Pumpkin beers are one of the great treats of the season. Their amber color and pumpkin pie flavor perfectly bespeak the fall harvest.
Beers have been made with pumpkins in this country since colonial times. Back then, barley wasn't grown here and importing it from Europe was expensive. The early colonists had to look to other sources for fermentable sugars to make beer. One of those sources was pumpkin. Even George Washington is purported to have made a pumpkin beer.
Modern pumpkin beers came about in the mid-1980s when California brewpub owner and avid gardener Bill Owens needed a use for a massive gourd growing in his back yard. He baked the pumpkin, mashed it with his grains, added some spices and sold the resulting brew in his pub. It was an instant hit. What began as a gimmick has in the past few years become a popular trend, with fans clamoring to get these beers as soon as they hit store shelves.
While recipes vary from brewer to brewer, today's pumpkin beers are nearly all built on a flavorful base of rich caramel malt. The squash has a fairly neutral flavor, but a light vegetal sweetness is usually present in varying degrees. Most brewers turn to spices like cinnamon, nutmeg and allspice to complete the pumpkin pie in a bottle effect.
A brew worth noting
Weyerbacher Brewing Co. from Pennsylvania has a wonderful example in its Imperial Pumpkin Ale. At 8 percent alcohol, it is a big and full-flavored brew with complex layers of caramel, bread crust, cinnamon and squash. Background chocolaty flavors give it an extra bit of character. It's like a spicy loaf of pumpkin bread.
Most pumpkin beers on the market are ales. Milwaukee's Lakefront Brewery has bucked that trend with Pumpkin Lager. Cinnamon absolutely dominates the aroma, reminding me of Red Hots candy. I almost expected heat when I tasted it. The flavor, though, is all about caramel and pumpkin, with the spices taking a back seat. Hints of raisin add some interest. Light body and a crisp lager finish make this an utterly sessionable beer.
For something a little darker, try Small Batch Pumpkin Ale from Tommyknocker Brewing Co. This English-style brown ale turned pumpkin beer has the caramel and spice, but with added layers of toast and roast. It's a bit more bitter than most, which helps to balance the malty sweetness.

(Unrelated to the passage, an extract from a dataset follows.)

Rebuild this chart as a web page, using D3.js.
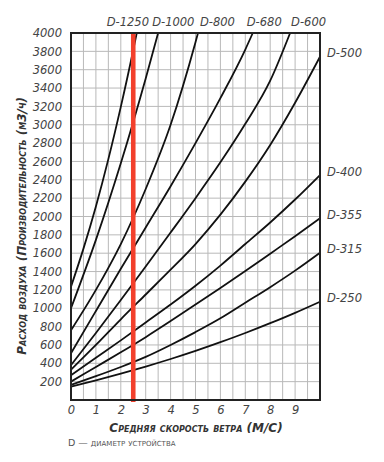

The only local production brewery making pumpkin ale is Flat Earth Brewing Co. Its Mummy Train really is pumpkin pie in a glass, right down to the flaky crust. Last year the brewery made a change in its spice mix, turning what had been an overly spiced beer into one that is beautifully balanced. Currently available only on draft, Flat Earth expects to offer Mummy Train in bottles later this month.
For another local option, head to the Town Hall Brewpub in Minneapolis on Oct. 17 for the release of its Petunia's Pumpkin Ale.